Hungarian right in a frenzy over Coca-Cola's LGBT tolerance campaign
Coca Cola's "love is love" ads depicting same-sex couples with the tagline "Zero sugar, zero prejudice" promoting LGBT tolerance did not land in Hungary quite as intended, instead, the ads served as fuel for the government's sneaking hate campaign against the homosexual community. An MP of Fidesz already urged people to boycott Coca-Cola and a petition to remove the ads promoted by charismatic church Hit Gyülekezete (Congregation of the Faith) has more than 30 000 signatures at the time of writing this article.
The outrage over the posters promoting tolerance first started on Friday when pro-government website PestiSrácok.hu noticed them at a Budapest subway station. Their piece noted that "Those who think the homosexual lobby will, for some unexplainable reason, stop at the Hungarian border are wrong, there is a well-identifiable, foreign-funded circle that ceaselessly works to upend our society's gender norms." Fearing for the "unsolidified sexuality" of Hungarian children, they wrote:
"Of course it doesn't spread through convincing! Just look at it in the underpasses, the streets, possibly everywhere, get used to it, so you don't flip out when your child is defiled by some middle-aged pedo."
This disturbing line of thinking conflating homosexuality and paedophilia is nothing new in Hungary though. Back in May, the Speaker of the Hungarian National Assembly and chairman of Fidesz's governing board László Kövér already likened homosexuals to paedophiles, though limiting this comparison to people fighting for same-sex couples' adoption rights, reiterated by Chief of Staff Gergely Gulyás at a press conference a little while later, who said that the parallel is that both groups (paedophiles and people who think children have a better place at same-sex couples than in state care) prioritise their own interests above those of the child. But this article went on railing about how homosexuals are, by default, few and far between, and therefore, they need ad campaigns to "expand the homosexual meat market" with impressionable teenage boys, and that big companies are eager to lend them a hand in that.

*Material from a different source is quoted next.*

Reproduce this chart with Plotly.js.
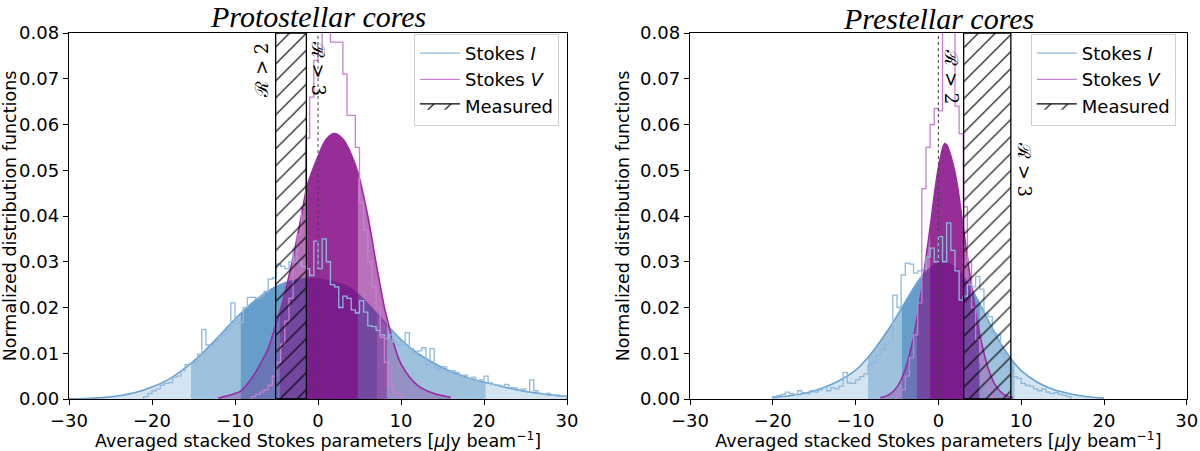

The Budapest public transportation company issued a press release the following day emphasising they have nothing to do with the posters, their ad spaces are handled by an outside agency, adding that a tender to see who will handle them in the future is already underway, with the goal of having a "simpler and at the same time, more accurately regulated contract."
Fidesz's MP who earlier called for banning Budapest Pride Parade "by any means necessary", István Boldog was quick to jump on the bandwagon. He urged a countrywide boycott against Coca-Cola on Sunday in a Facebook post. On Monday, seeing the number of comments under his post angry about the lawmaker's homophobia, he called for liberals to be tolerant, adding "I think there are more people in Hungary agreeing with me than with you. Hungarian future depends on Hungarian children!"
The largest Hungarian charismatic church, Hit Gyülekezete (Congregation of the Faith) also spoke out against Coca-Cola's campaign, promoting a petition to get Coca-Cola to suspend their ad campaign while issuing a press release asking the beverage company, amongst other questions, why they are "alienating those who support the government" and like their products by forcing them on the same platform as the opposition, why they are corrupting the minds of children by exposing them to images of homosexuality, and why they are "raping the conscience" of consumers who have a different opinion in this "divisive social issue."
On Monday, Coca-Cola issued the following statement:
"We believe that we are all equal, regardless of our nationality, religion, gender, age, ethnic background, or the languages we speak, or the hobbies and opinions we have. We believe that hetero- and homosexual people have the same right to love the person they love the way it is best for them. In our ads, posts, and messages, we express the principles we have, including our belief in the equality of all people. We think that a world founded on these ideals allows everyone to live freely and happily. Everyone has the right to love."
The petition mentioned above has 30 000 signatures so far. As one of our interview subjects in our report on the 2019 Budapest Pride Parade noted about the government's encouragement of homophobia: "The problem is that everyone has already been hated in this country. Somebody gets picked on every year, and they are running out of targets."